Magazine

Legislative update: Spring 2016

Angus Evers from King & Wood Mallesons explains new sentencing guidelines for health and safety offences and two recent consultations set to affect the sector. 


Tougher sentences for health and safety offences

Since 1 February 2016, when sentencing offenders for health and safety offences and corporate manslaughter, the courts have been required to apply a new definitive guideline issued by the Sentencing Council in November 2015. The guideline was the subject of a consultation that ran from November 2014 to February 2015. It applies to all organisations and individuals (such as company directors and sole traders) aged 18 and over who are sentenced on or after 1 February 2016, regardless of the date on which the offence actually occurred. The offences covered include breaches of the Health and Safety at Work etc Act 1974 and corporate manslaughter (or corporate homicide in Scotland) under the Corporate Manslaughter and Corporate Homicide Act 2007.

Given the number of health and safety incidents in the waste management industry, the new guideline may prove to be a wake-up call for some. Judging from the courts’ approach to applying similar new sentencing guidelines for environmental offences, large operators convicted of serious health and safety offences can expect to receive fines of hundreds of thousands of pounds. The guideline emphasises that fines must be sufficiently substantial to have a real economic impact that will bring home to management and shareholders the need to achieve a safe environment for workers and members of the public affected by a business’s activities.

The guideline contains separate guidelines for sentencing organisations for health and safety offences, sentencing individuals for health and safety offences, and sentencing organisations for corporate manslaughter (individuals cannot commit the offence of corporate manslaughter). In each case, the first step is to establish the seriousness of the offence, based on the offender’s culpability and the degree of harm suffered (or the risk of harm created). That will enable the court to select a starting point, which in the case of an organisation is determined by its annual turnover. Starting points range from a £200 fine for a low culpability, low harm health and safety offence by a business with a turnover of less than £2 million to a £7.5 million fine for a high culpability corporate manslaughter offence by a business with a turnover exceeding £50 million. The final stages of the process will involve considering any aggravating or mitigating factors. 

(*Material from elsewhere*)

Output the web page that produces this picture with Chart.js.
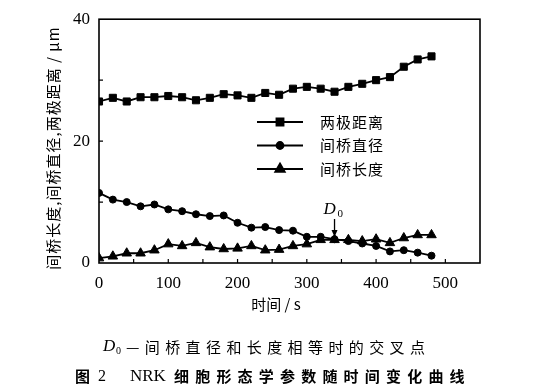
<!DOCTYPE html>
<html>
<head>
<meta charset="utf-8">
<script src="https://cdn.jsdelivr.net/npm/chart.js@4/dist/chart.umd.min.js"></script>
<style>
  html, body { margin: 0; padding: 0; background: #fff; }
  #wrap { width: 544px; height: 392px; }
</style>
</head>
<body>
<div id="wrap"><canvas id="chart" width="544" height="392"></canvas></div>
<script>
// time points (s)
const times = [0, 20, 40, 60, 80, 100, 120, 140, 160, 180, 200, 220, 240,
               260, 280, 300, 320, 340, 360, 380, 400, 420, 440, 460, 480];

// 两极距离 (μm)
const poleDistance = [26.5, 27.1, 26.5, 27.2, 27.2, 27.4, 27.2, 26.7, 27.1, 27.7, 27.5, 27.1, 27.9,
                      27.6, 28.6, 28.9, 28.6, 28.1, 28.9, 29.4, 30.0, 30.5, 32.2, 33.4, 33.9];

// 间桥直径 (μm)
const bridgeDiameter = [11.5, 10.4, 10.0, 9.3, 9.6, 8.8, 8.5, 8.0, 7.7, 7.8, 6.6, 5.8, 5.9,
                        5.4, 5.3, 4.3, 4.3, 3.9, 3.6, 3.2, 2.8, 1.9, 2.1, 1.7, 1.2];

// 间桥长度 (μm)
const bridgeLength = [0.8, 1.1, 1.6, 1.6, 2.1, 3.1, 2.8, 3.3, 2.6, 2.3, 2.4, 2.8, 2.1,
                      2.2, 2.8, 3.1, 3.8, 3.8, 3.8, 3.6, 3.9, 3.3, 4.1, 4.6, 4.6];

const seriesNames = ['两极距离', '间桥直径', '间桥长度'];
const xLabelTicks = [0, 100, 200, 300, 400, 500];
const yLabelTicks = [0, 20, 40];
const crossTime = 340; // D0

const yTitle = '间桥长度,间桥直径,两极距离 / μm';
const xTitle = '时间 / s';
const noteText = '—间桥直径和长度相等时的交叉点';
const figNo = '图';
const figTitle = '细胞形态学参数随时间变化曲线';

const CJK = '"Noto Sans CJK SC", "Noto Sans", sans-serif';
const SERIF = '"Liberation Serif", "DejaVu Serif", serif';

function toPoints(values) {
    return times.map((t, i) => ({ x: t, y: values[i] }));
}

function makeDataset(label, values, style, radius) {
    return {
        label: label,
        data: toPoints(values),
        borderColor: '#000',
        backgroundColor: '#000',
        borderWidth: 1.8,
        pointStyle: style,
        pointRadius: radius,
        pointBorderWidth: 1,
        tension: 0,
    };
}

function setSpacing(ctx, px) {
    if ('letterSpacing' in ctx) {
        ctx.letterSpacing = px + 'px';
    }
}

// frame, inward ticks, legend, titles, captions
const decorations = {
    id: 'decorations',
    afterDraw(chart) {
        const ctx = chart.ctx;
        const area = chart.chartArea;
        const xs = chart.scales.x;
        const ys = chart.scales.y;

        ctx.save();
        ctx.strokeStyle = '#000';
        ctx.fillStyle = '#000';

        // frame
        ctx.lineWidth = 1.6;
        ctx.strokeRect(area.left, area.top, area.right - area.left, area.bottom - area.top);

        // inward ticks
        ctx.lineWidth = 1.2;
        ctx.beginPath();
        xs.ticks.forEach(t => {
            if (t.value <= 0 || t.value >= xs.max) return;
            const px = xs.getPixelForValue(t.value);
            ctx.moveTo(px, area.bottom);
            ctx.lineTo(px, area.bottom - 4);
        });
        ys.ticks.forEach(t => {
            if (t.value <= 0 || t.value >= ys.max) return;
            const py = ys.getPixelForValue(t.value);
            ctx.moveTo(area.left, py);
            ctx.lineTo(area.left + 4, py);
        });
        ctx.stroke();

        // legend
        chart.data.datasets.forEach((ds, i) => {
            const y = 122 + i * 23.5;
            ctx.lineWidth = 1.8;
            ctx.beginPath();
            ctx.moveTo(257, y);
            ctx.lineTo(303, y);
            ctx.stroke();
            Chart.helpers.drawPoint(ctx, {
                pointStyle: ds.pointStyle,
                radius: ds.pointRadius,
                rotation: 0,
                borderWidth: 1,
            }, 280, y);
            ctx.fill();
            ctx.font = '15px ' + CJK;
            ctx.textAlign = 'left';
            ctx.textBaseline = 'middle';
            setSpacing(ctx, 1);
            ctx.fillText(ds.label, 320, y);
            setSpacing(ctx, 0);
        });

        // y title
        ctx.save();
        ctx.translate(53, 148);
        ctx.rotate(-Math.PI / 2);
        ctx.font = '15px ' + CJK;
        ctx.textAlign = 'center';
        ctx.textBaseline = 'middle';
        setSpacing(ctx, 1);
        ctx.fillText(yTitle, 0, 0);
        setSpacing(ctx, 0);
        ctx.restore();

        // x title
        ctx.font = '15px ' + CJK;
        ctx.textAlign = 'center';
        ctx.textBaseline = 'middle';
        ctx.fillText(xTitle, 276, 304);

        // D0 marker
        const cx = xs.getPixelForValue(crossTime);
        ctx.font = 'italic 17px ' + SERIF;
        ctx.textAlign = 'left';
        ctx.textBaseline = 'middle';
        ctx.fillText('D', cx - 11, 210);
        ctx.font = '11px ' + SERIF;
        ctx.fillText('0', cx + 3, 214);
        ctx.lineWidth = 1.3;
        ctx.beginPath();
        ctx.moveTo(cx, 219);
        ctx.lineTo(cx, 233);
        ctx.stroke();
        ctx.beginPath();
        ctx.moveTo(cx - 3, 230);
        ctx.lineTo(cx + 3, 230);
        ctx.lineTo(cx, 237);
        ctx.closePath();
        ctx.fill();

        // caption line 1
        ctx.textBaseline = 'middle';
        ctx.font = 'italic 17px ' + SERIF;
        ctx.fillText('D', 103, 347);
        ctx.font = '10px ' + SERIF;
        ctx.fillText('0', 116, 351);
        ctx.font = '15px ' + CJK;
        setSpacing(ctx, 5.4);
        ctx.fillText(noteText, 126, 347);
        setSpacing(ctx, 0);

        // caption line 2
        ctx.font = 'bold 15px ' + CJK;
        ctx.fillText(figNo, 75, 376);
        ctx.font = '16px ' + SERIF;
        ctx.fillText('2', 98, 377);
        ctx.font = '17px ' + SERIF;
        ctx.fillText('NRK', 130, 377);
        ctx.font = 'bold 15px ' + CJK;
        setSpacing(ctx, 6.2);
        ctx.fillText(figTitle, 174, 376);
        setSpacing(ctx, 0);

        ctx.restore();
    }
};

new Chart(document.getElementById('chart'), {
    type: 'line',
    data: {
        datasets: [
            makeDataset(seriesNames[0], poleDistance, 'rect', 5),
            makeDataset(seriesNames[1], bridgeDiameter, 'circle', 3.5),
            makeDataset(seriesNames[2], bridgeLength, 'triangle', 5.5),
        ]
    },
    options: {
        responsive: false,
        animation: false,
        devicePixelRatio: 1,
        layout: {
            padding: { left: 0, top: 18, right: 64, bottom: 0 }
        },
        plugins: {
            legend: { display: false },
            tooltip: { enabled: false },
        },
        scales: {
            x: {
                type: 'linear',
                min: 0,
                max: 550,
                grid: { display: false, drawTicks: false },
                border: { display: false },
                ticks: {
                    stepSize: 50,
                    autoSkip: false,
                    maxRotation: 0,
                    padding: 10,
                    color: '#000',
                    font: { family: SERIF, size: 17 },
                    callback: v => xLabelTicks.includes(v) ? String(v) : '',
                },
                afterFit: scale => { scale.height = 129; },
            },
            y: {
                min: 0,
                max: 40,
                grid: { display: false, drawTicks: false },
                border: { display: false },
                ticks: {
                    stepSize: 10,
                    autoSkip: false,
                    padding: 9,
                    color: '#000',
                    font: { family: SERIF, size: 17 },
                    callback: v => yLabelTicks.includes(v) ? String(v) : '',
                },
                afterFit: scale => { scale.width = 99; },
            },
        },
    },
    plugins: [decorations],
});
</script>
</body>
</html>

This article was taken from Issue 84

Reductions in sentence for guilty pleas?

The Sentencing Council also consulted (until 5 May 2016) on a new definitive guideline for a reduction in sentence for a guilty plea. If introduced, the new definitive guideline would apply to all criminal offences, including environmental, health and safety offences.

A guilty plea normally reduces the impact of a crime upon its victims, saves victims and witnesses from having to testify in court, and is in the public interest in that it saves public time and money on investigations and trials. As such, a guilty plea can potentially reduce any sentence imposed. The consultation proposes a reduction of one-third for a guilty plea at the first stage of proceedings, reducing to a maximum of one-fifth for a guilty plea at a later stage in the proceedings and a maximum of one-tenth for a guilty plea on the first day of trial.

Consultation on fire prevention plans for waste sites

The Environment Agency (EA) has recently held a consultation (which closed on 4 March 2016) on guidance on fire prevention plans for waste sites. The guidance was originally issued in March 2015, but had not been subject to public consultation before being issued. The consultation sought views on the revision of the fire prevention plan guidance, which is aimed at reducing fires on waste sites. The consultation focused on technical issues, such as separation distances between piles of waste and limits on the storage duration of combustible waste, but gives rise to wider issues (which were not the subject of the consultation) on the duplication of regulatory controls between the EA and fire and rescue authorities.